Appearances change, but God and His works never change. “I am the Lord, I change not.” “The works were finished from the foundation of the world.” What appears to the physical senses is not the truth. The truth is a statement of the eternal realities of being; it is not one thing today and another thing tomorrow.

If a schoolboy believes that three times four equals fifteen, this error in his thinking can be overcome and destroyed by the truth that three time four equals twelve. The truth may have to be asserted and illustrated many times, but finally the boy drops the error and forgets it. “Three times four equals fifteen” never had even the appearance of reality, except in the boy’s false sense; and when the truth destroys it there, it has not even the appearance of reality anywhere.

In the same way, the truth is used to correct and destroy error, sin, or sickness in the thought of mankind. Sometimes the truth has to be illustrated, realized, and affirmed many times to destroy the error; but sooner or later, it does so. Then the error of sin or sickness passes out of thought, and gradually passes out of memory, and no longer has even the appearance of reality. Christian Science agrees with Paul: “The things which are seen are temporal; but the things which are not seen are eternal.”

In common thought, the way things appear is considered to be truth. But Christian Science teaches that if appearances are unlike the divine nature, God didn’t make them, and they are neither true nor real. The eternal truth of God, held clearly and strongly in consciousness, is the one thing that can cure sickness and sin.

Jesus said to the woman at the well that “God is a Spirit,” and John declares that “God is Love.” A God who is Spirit would necessarily create a universe like unto himself; that is to say, spiritual and not material. Spirit could not create its opposite, matter, any more than light could create darkness. A God who is Love would necessarily create a universe good and harmonious in all its parts. Love, good, could not create its opposite, evil. A God who is Love could not create sin, disease, death, hatred, envy, revenge, or any kind of discord. So we can always take our stand on the basis of divine Truth and deny any form of sin, disease, or mental disharmony. This knowledge of Truth and denial of error will, according to the clearness and intensity of our realization, destroy every discordant condition.

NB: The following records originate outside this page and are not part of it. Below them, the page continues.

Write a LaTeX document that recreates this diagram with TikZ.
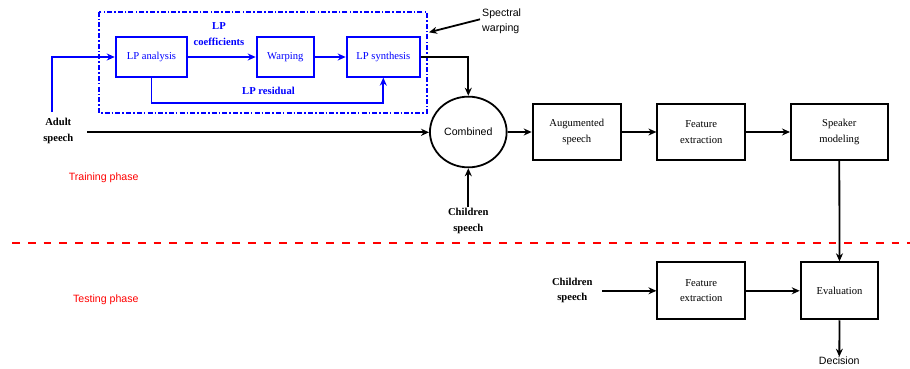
\documentclass[tikz,border=0pt]{standalone}
\usepackage{fontspec}
\setmainfont{Liberation Serif}
\newfontfamily\sansf{Liberation Sans}
\usetikzlibrary{arrows.meta,shapes.geometric}
\begin{document}
\begin{tikzpicture}[x=1pt,y=-1pt,
  blk/.style={draw,line width=1.9pt,rectangle,align=center,font=\fontsize{10.6}{15.4}\selectfont,inner sep=0pt},
  bblk/.style={blk,draw=blue,text=blue},
  arr/.style={line width=1.8pt,-{Stealth[length=8pt,width=7pt]}},
  barr/.style={arr,draw=blue},
  lbl/.style={font=\bfseries\fontsize{10.6}{15.8}\selectfont,align=center},
  sf/.style={font=\sansf\fontsize{10.6}{15.3}\selectfont,align=center}]
\useasboundingbox (0,0) rectangle (910,369);
% spectral warping group
\draw[blue,line width=1.8pt,dash pattern=on 5pt off 2pt on 1.5pt off 2.2pt] (99.3,11.7) rectangle (426.7,113.3);
\node[bblk,minimum width=71.6pt,minimum height=39.4pt] (lpa) at (151.5,57) {LP analysis};
\node[bblk,minimum width=57.3pt,minimum height=39.4pt] (warp) at (285.3,57) {Warping};
\node[bblk,minimum width=73.3pt,minimum height=39.4pt] (lps) at (383.3,57) {LP synthesis};
\node[lbl,text=blue] (lpc) at (219,34) {LP\\coefficients};
\node[lbl,text=blue] (lpr) at (268.5,91) {LP residual};
\node[sf,align=left,anchor=west,inner sep=0pt] (spw) at (482,21.5) {Spectral\\warping};
\coordinate (spwend) at (429,32.3);
\coordinate (spws) at (480,19.3);
\draw[arr] (spws) -- (spwend);
% inputs
\node[lbl] (adult) at (58.3,131) {Adult\\speech};
\coordinate (a0) at (51.7,112);
\coordinate (a1) at (87.3,132.3);
\draw[barr] (a0) |- (lpa.west);
\draw[barr] (lpa) -- (warp);
\draw[barr] (warp) -- (lps);
\draw[barr] (lpa.south) |- (268,103.3) -| (lps.south);
% combined
\node[draw,ellipse,line width=1.8pt,minimum width=76.7pt,minimum height=70.7pt,inner sep=0pt,sf] (comb) at (468.3,132) {Combined};
\draw[arr] (lps.east) -| (comb.north);
\draw[arr] (a1) -- (a1 -| comb.west);
\node[lbl] (child1) at (468.3,221.3) {Children\\speech};
\coordinate (c1) at (468.3,207.3);
\draw[arr] (c1) -- (comb.south);
\node[sf,text=red] (train) at (103.7,177.3) {Training phase};
% training chain
\node[blk,minimum width=88.3pt,minimum height=56pt] (aug) at (576.8,132) {Augumented\\speech};
\node[blk,minimum width=87.7pt,minimum height=56pt] (fe1) at (701.2,132) {Feature\\extraction};
\node[blk,minimum width=96.7pt,minimum height=56pt] (spk) at (839.3,132) {Speaker\\modeling};
\draw[arr] (comb.east) -- (aug.west);
\draw[arr] (aug) -- (fe1);
\draw[arr] (fe1) -- (spk);
% divider
\draw[red,line width=2.4pt,dash pattern=on 7.7pt off 8pt] (12.3,242.7) -- (910,242.7);
% testing
\node[sf,text=red] (test) at (105.8,300) {Testing phase};
\node[blk,minimum width=87.7pt,minimum height=57pt] (fe2) at (701.2,290.8) {Feature\\extraction};
\node[blk,minimum width=77.6pt,minimum height=57pt] (eval) at (839.5,290.8) {Evaluation};
\node[lbl] (child2) at (572.3,290.5) {Children\\speech};
\coordinate (c2) at (602.3,290.8);
\draw[arr] (c2) -- (fe2.west);
\draw[arr] (fe2) -- (eval);
\draw[arr] (spk.south) -- (eval.north);
\node[sf,anchor=north,inner sep=0pt] (dec) at (839.3,356.7) {Decision};
\draw[arr] (eval.south) -- (dec.north);
\end{tikzpicture}
\end{document}
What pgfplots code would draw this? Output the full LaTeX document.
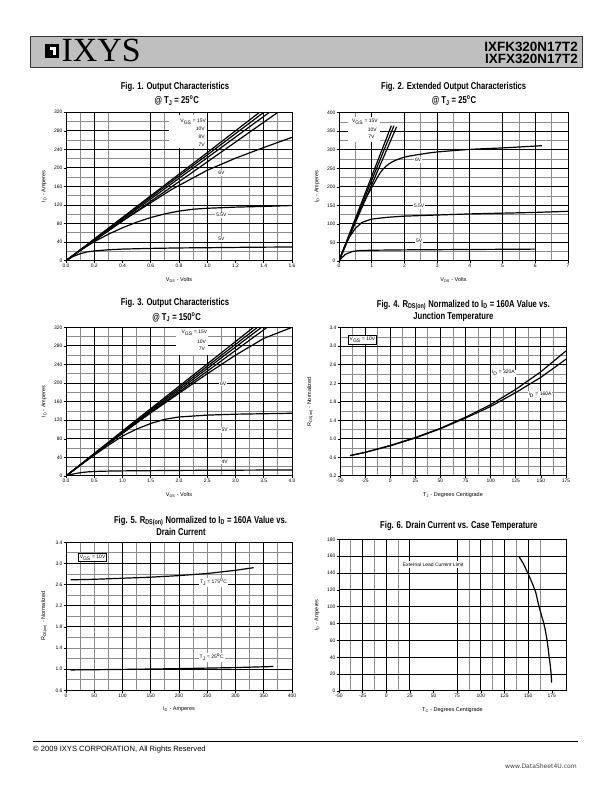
\documentclass[border=0pt]{standalone}
\usepackage{fontspec}
\setmainfont{Liberation Sans}
\newfontface\titlefont[FakeStretch=0.77]{Liberation Sans Bold}
\newfontfamily\seriffont{Liberation Serif}
\newfontfamily\dejavu{DejaVu Sans}
\usepackage{pgfplots}
\pgfplotsset{compat=1.18}
\tikzset{
  lab/.style={font=\fontsize{5}{6}\selectfont, fill=white, inner sep=1bp},
  onedec/.style={/pgf/number format/.cd, fixed, fixed zerofill, precision=1},
}
\pgfplotsset{
  ds/.style={
    scale only axis, anchor=south west,
    axis line style={line width=1bp},
    tick align=outside, xtick pos=lower, ytick pos=left,
    major tick length=2.3bp, minor tick length=0bp,
    every tick/.style={black, line width=0.6bp},
    ticklabel style={font=\fontsize{5}{6}\selectfont, inner sep=1bp},
    /pgf/number format/assume math mode=true,
    xmajorgrids=false, ymajorgrids=false,
    xminorgrids=true, yminorgrids=true,
    minor grid style={line width=0.8bp, color=black!45},
    extra x tick style={grid=major, major grid style={line width=0.95bp, black}, xticklabel={}},
    extra y tick style={grid=major, major grid style={line width=0.95bp, black}, yticklabel={}},
    cycle list={{black, solid, mark=none, smooth}},
    every axis plot post/.append style={line width=1.2bp},
    every axis x label/.style={at={(axis description cs:0.5,0)}, anchor=center, yshift=-19bp, font=\fontsize{5.5}{6.5}\selectfont},
    every axis y label/.style={at={(axis description cs:0,0.5)}, anchor=center, xshift=-22bp, rotate=90, font=\fontsize{5.5}{6.5}\selectfont},
  },
}
\newcommand{\ttl}{\titlefont\fontsize{10}{12}\selectfont}
\begin{document}
\begin{tikzpicture}[x=1bp,y=1bp]
\useasboundingbox (0,0) rectangle (612,792);
\fill[white] (0,0) rectangle (612,792);
% ---------- header ----------
\filldraw[fill=black!25, draw=black!80, line width=0.8bp] (30,792-36) rectangle (582,792-67);
\fill[black] (45,792-58.5) rectangle (59,792-44);
\fill[white] (49.5,792-55.5) rectangle (56,792-47);
\fill[black] (49.5,792-55.5) rectangle (52.5,792-50.5);
\node[anchor=base west, inner sep=0pt, font=\seriffont\fontsize{34}{36}\selectfont] at (61.5,792-62) {IXYS};
\node[anchor=base east, inner sep=0pt, font=\bfseries\fontsize{13.5}{15}\selectfont] at (578,792-52) {IXFK320N17T2};
\node[anchor=base east, inner sep=0pt, font=\bfseries\fontsize{13.5}{15}\selectfont] at (578,792-64) {IXFX320N17T2};
% ---------- titles ----------
\node[font=\ttl] at (175,792-86.7) {Fig. 1. Output Characteristics};
\node[font=\ttl] at (176.7,792-100.7) {@ T\textsubscript{J} = 25\textsuperscript{o}C};
\node[font=\ttl] at (453.7,792-87.3) {Fig. 2. Extended Output Characteristics};
\node[font=\ttl] at (454,792-100.7) {@ T\textsubscript{J} = 25\textsuperscript{o}C};
\node[font=\ttl] at (175,792-303.3) {Fig. 3. Output Characteristics};
\node[font=\ttl] at (176.7,792-317.3) {@ T\textsubscript{J} = 150\textsuperscript{o}C};
\node[font=\ttl] at (463.3,792-305) {Fig. 4. R\textsubscript{DS(on)} Normalized to I\textsubscript{D} = 160A Value vs.};
\node[font=\ttl] at (453.3,792-316.5) {Junction Temperature};
\node[font=\ttl] at (200.5,792-521) {Fig. 5. R\textsubscript{DS(on)} Normalized to I\textsubscript{D} = 160A Value vs.};
\node[font=\ttl] at (181,792-532) {Drain Current};
\node[font=\ttl] at (458.8,792-526) {Fig. 6. Drain Current vs. Case Temperature};

% ================= Fig 1 =================
\begin{axis}[ds, at={(66bp,531.3bp)}, width=226bp, height=148.4bp,
  xmin=0, xmax=1.6, ymin=0, ymax=320,
  xtick={0,0.2,0.4,0.6,0.8,1.0,1.2,1.4,1.6}, ytick={0,40,80,120,160,200,240,280,320},
  xticklabel style={onedec},
  minor xtick={0.1,0.3,0.7,0.9,1.1,1.3,1.5},
  extra x ticks={0.2,0.6,0.8,1.0,1.4},
  minor ytick={20,60,100,140,180,220,260,300},
  extra y ticks={40,80,120,160,200,240,280},
  xlabel={V\textsubscript{DS} - Volts}, ylabel={I\textsubscript{D} - Amperes}]
\node[fill=white, inner sep=0pt, minimum width=38bp, minimum height=33bp, anchor=north east] at (axis cs:1.0,314) {};
\node[lab, anchor=east, fill=none] at (axis cs:1.0,299) {V\textsubscript{GS} = 15V};
\node[lab, anchor=east, fill=none] at (axis cs:0.99,284) {10V};
\node[lab, anchor=east, fill=none] at (axis cs:0.99,267) {8V};
\node[lab, anchor=east, fill=none] at (axis cs:0.99,249) {7V};
\node[lab] at (axis cs:1.10,189) {6V};
\node[lab] at (axis cs:1.10,98) {5.5V};
\node[lab] at (axis cs:1.10,47) {5V};
\addplot coordinates {(0,0)(0.2,46.7)(0.6,140)(1.0,233)(1.37,320)};
\addplot coordinates {(0,0)(0.2,45.7)(0.6,137)(1.0,228)(1.40,320)};
\addplot coordinates {(0,0)(0.2,44.5)(0.6,133)(1.0,222)(1.44,320)};
\addplot coordinates {(0,0)(0.2,43)(0.6,128)(1.0,213)(1.50,320)};
\addplot coordinates {(0,0)(0.2,44)(0.4,86)(0.6,125)(0.75,154)(1.0,195)(1.2,221)(1.4,244)(1.6,266)};
\addplot coordinates {(0,0)(0.1,22)(0.2,41)(0.3,57)(0.4,71)(0.5,83)(0.6,93)(0.7,101)(0.8,107)(0.9,111)(1.0,113)(1.2,115.5)(1.4,117)(1.6,119)};
\addplot coordinates {(0,0)(0.05,9)(0.1,15)(0.15,19)(0.2,21)(0.3,23.5)(0.4,25)(0.6,26.5)(0.8,27.5)(1.0,28)(1.3,29)(1.6,29.5)};
\end{axis}

% ================= Fig 2 =================
\begin{axis}[ds, at={(339bp,531bp)}, width=229bp, height=148.3bp,
  xmin=0, xmax=7, ymin=0, ymax=400,
  xtick={0,1,2,3,4,5,6,7}, ytick={0,50,100,150,200,250,300,350,400},
  minor xtick={0.5,2.5,3.5,5.5,6.5},
  extra x ticks={1,2,3,4,5,6},
  minor ytick={25,75,125,175,225,275,325,375},
  extra y ticks={50,100,150,200,250,300,350},
  xlabel={V\textsubscript{DS} - Volts}, ylabel={I\textsubscript{D} - Amperes}]
\node[fill=white, inner sep=0pt, minimum width=32bp, minimum height=25bp, anchor=north east] at (axis cs:1.25,388) {};
\node[lab, anchor=east, fill=none] at (axis cs:1.22,376) {V\textsubscript{GS} = 15V};
\node[lab, anchor=east, fill=none] at (axis cs:1.19,355) {10V};
\node[lab, anchor=east, fill=none] at (axis cs:1.12,335) {7V};
\node[lab] at (axis cs:2.42,272) {6V};
\node[lab] at (axis cs:2.45,148) {5.5V};
\node[lab] at (axis cs:2.45,55) {5V};
\addplot coordinates {(0,0)(0.8,183)(1.6,365)};
\addplot coordinates {(0,0)(0.84,183)(1.68,365)};
\addplot coordinates {(0,0)(0.88,181)(1.76,362)};
\addplot coordinates {(0,0)(0.5,110)(0.8,165)(1.0,198)(1.3,243)(1.6,266)(2,280)(2.5,288)(3,294)(4,301)(5,305)(6.2,311)};
\addplot coordinates {(0,0)(0.15,35)(0.3,62)(0.5,88)(0.7,104)(1.0,113)(1.5,118)(2,121)(3,124)(4,127)(5,129)(6,131)(7,134)};
\addplot coordinates {(0,0)(0.1,10)(0.2,18)(0.4,25.5)(0.6,28)(1,29)(2,30)(4,31)(6,32)};
\end{axis}

% ================= Fig 3 =================
\begin{axis}[ds, at={(66bp,316bp)}, width=226bp, height=148.7bp,
  xmin=0, xmax=4, ymin=0, ymax=320,
  xtick={0,0.5,1.0,1.5,2.0,2.5,3.0,3.5,4.0}, ytick={0,40,80,120,160,200,240,280,320},
  xticklabel style={onedec},
  minor xtick={0.25,0.75,1.25,1.75,2.25,2.75,3.25,3.75},
  extra x ticks={0.5,1.0,1.5,2.0,2.5,3.0,3.5},
  minor ytick={20,60,100,140,180,220,260,300},
  extra y ticks={40,80,120,160,200,240,280},
  xlabel={V\textsubscript{DS} - Volts}, ylabel={I\textsubscript{D} - Amperes}]
\node[fill=white, inner sep=0pt, minimum width=32bp, minimum height=27bp, anchor=north east] at (axis cs:2.52,318) {};
\node[lab, anchor=east, fill=none] at (axis cs:2.52,308) {V\textsubscript{GS} = 15V};
\node[lab, anchor=east, fill=none] at (axis cs:2.50,289) {10V};
\node[lab, anchor=east, fill=none] at (axis cs:2.48,273) {7V};
\node[lab] at (axis cs:2.78,199.5) {6V};
\node[lab] at (axis cs:2.81,99) {5V};
\node[lab] at (axis cs:2.81,31) {4V};
\addplot coordinates {(0,0)(1.0,97)(2.0,193)(3.32,320)};
\addplot coordinates {(0,0)(1.0,95)(2.0,189)(3.39,320)};
\addplot coordinates {(0,0)(1.0,93.5)(2.0,185)(3.46,320)};
\addplot coordinates {(0,0)(1.0,92)(2.0,181)(3.56,320)};
\addplot coordinates {(0,0)(0.5,47)(1.0,92)(1.5,136)(2.0,178)(2.5,220)(3.0,260)(3.5,296)(4.0,320)};
\addplot coordinates {(0,0)(0.25,23)(0.5,45)(0.75,66)(1.0,86)(1.25,101)(1.5,113)(1.75,122)(2.0,127)(2.5,131)(3.0,133)(3.5,134)(4.0,135)};
\addplot coordinates {(0,0)(0.1,3.5)(0.2,6)(0.3,7.8)(0.4,9)(0.6,10.2)(1.0,11)(2.0,12)(3.0,12.5)(4.0,13)};
\end{axis}

% ================= Fig 4 =================
\begin{axis}[ds, at={(340bp,316bp)}, width=226bp, height=148.3bp,
  xmin=-50, xmax=175, ymin=0.2, ymax=3.4,
  xtick={-50,-25,0,25,50,75,100,125,150,175}, ytick={0.2,0.6,1.0,1.4,1.8,2.2,2.6,3.0,3.4},
  yticklabel style={onedec},
  minor xtick={-37.5,-12.5,12.5,37.5,62.5,87.5,112.5,137.5,162.5},
  extra x ticks={-25,0,25,50,75,100,125,150},
  minor ytick={0.4,0.8,1.2,1.6,2.0,2.4,2.8,3.2},
  extra y ticks={0.6,1.0,1.4,1.8,2.2,2.6,3.0},
  xlabel={T\textsubscript{J} - Degrees Centigrade}, ylabel={R\textsubscript{DS(on)} - Normalized},
  every axis y label/.style={at={(axis description cs:0,0.5)}, anchor=center, xshift=-30bp, rotate=90, font=\fontsize{5.5}{6.5}\selectfont}]
\node[font=\fontsize{5}{6}\selectfont, fill=white, draw=black, line width=0.7bp, inner sep=1.5bp] at (axis cs:-27.6,3.135) {V\textsubscript{GS} = 10V};
\node[lab] at (axis cs:112.6,2.42) {I\textsubscript{D} = 320A};
\node[lab] at (axis cs:149.1,1.95) {I\textsubscript{D} = 160A};
\addplot coordinates {(-40,0.64)(-25,0.71)(0,0.86)(25,1.03)(50,1.23)(75,1.47)(100,1.74)(125,2.07)(150,2.45)(175,2.90)};
\addplot coordinates {(-40,0.64)(-25,0.71)(0,0.85)(25,1.02)(50,1.22)(75,1.45)(100,1.70)(125,2.00)(150,2.33)(175,2.72)};
\end{axis}

% ================= Fig 5 =================
\begin{axis}[ds, at={(66bp,101.7bp)}, width=226bp, height=148bp,
  xmin=0, xmax=400, ymin=0.6, ymax=3.4,
  xtick={0,50,100,150,200,250,300,350,400}, ytick={0.6,1.0,1.4,1.8,2.2,2.6,3.0,3.4},
  yticklabel style={onedec},
  minor xtick={25,50,75,125,175,225,250,275,325,375},
  extra x ticks={100,150,200,300,350},
  minor ytick={0.8,1.2,1.4,1.6,2.0,2.4,2.8,3.2},
  extra y ticks={1.0,1.8,2.2,2.6,3.0},
  xlabel={I\textsubscript{D} - Amperes}, ylabel={R\textsubscript{DS(on)} - Normalized}]
\node[font=\fontsize{5}{6}\selectfont, fill=white, draw=black, line width=0.7bp, inner sep=1.5bp] at (axis cs:47,3.11) {V\textsubscript{GS} = 10V};
\node[lab] at (axis cs:261,2.64) {T\textsubscript{J} = 175\textsuperscript{o}C};
\node[lab] at (axis cs:258,1.22) {T\textsubscript{J} = 25\textsuperscript{o}C};
\addplot coordinates {(8,2.69)(50,2.70)(100,2.72)(150,2.74)(200,2.77)(250,2.81)(300,2.87)(332,2.92)};
\addplot coordinates {(8,0.985)(100,0.995)(200,1.01)(300,1.03)(367,1.05)};
\end{axis}

% ================= Fig 6 =================
\begin{axis}[ds, at={(339bp,101bp)}, width=227bp, height=151.7bp,
  xmin=-50, xmax=190, ymin=0, ymax=180,
  xtick={-50,-25,0,25,50,75,100,125,150,175}, ytick={0,20,40,60,80,100,120,140,160,180},
  minor xtick={-37.5,-12.5,12.5,87.5,112.5,137.5,162.5},
  extra x ticks={-25,0,25,75,100,125,150},
  minor ytick={},
  extra y ticks={20,40,60,80,100,120,140,160},
  xlabel={T\textsubscript{C} - Degrees Centigrade}, ylabel={I\textsubscript{D} - Amperes}]
\node[lab, inner sep=1.5bp] at (axis cs:49.6,150.3) {External Lead Current Limit};
\addplot coordinates {(140,160)(145,151)(150,139)(155,126)(158,117)(161.5,100)(164,90)(166.6,80)(168.5,70)(170,60)(171.2,50)(172.2,40)(173.4,30)(174.3,20)(174.8,10)};
\end{axis}

% ---------- footer ----------
\draw[line width=1bp] (33,792-741.7) -- (578,792-741.7);
\node[anchor=west, inner sep=0pt, font=\fontsize{7.6}{9}\selectfont] at (33,792-749.5) {\textcopyright{} 2009 IXYS CORPORATION, All Rights Reserved};
\node[anchor=east, inner sep=0pt, font=\dejavu\fontsize{6.1}{7}\selectfont, text=black!75] at (577,792-766.5) {www.DataSheet4U.com};
\end{tikzpicture}
\end{document}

It’s also important to remember that there is not one kind of existence which is true or real, and another which is false or unreal. There is only one kind of existence; that is, God, Spirit, and His spiritual creation. People talk about the spiritual universe and the material universe as though there were two, different and separate. However, there is but one universe, which is spiritual.

Paul says, “Now we see through a glass, darkly; but then face to face: now I know in part; but then shall I know even as also I am known.” He sums up the whole matter when he urges us to be not conformed to this world (the evidence of the physical senses), but to be transformed by the renewing of the mind (accepting and assimilating metaphysical or spiritual truth instead of the testimony of the senses), that we may prove (by destroying sin and healing sickness) what is that perfect and acceptable will of God.

The fact is that sense testimony as to disease and sin can be denied, and its seeming power canceled by the acceptance of the truth as taught in Christian Science. Jesus said, “Ye shall know the truth, and the truth shall make you free.” Jesus himself used his knowledge of Truth to correct the sense testimony of thousands, healing them of all manner of disease and sin. He left a command for his disciples in all ages to preach the gospel and heal the sick, saying, “The works that I do shall he do also; and greater works than these shall he do.”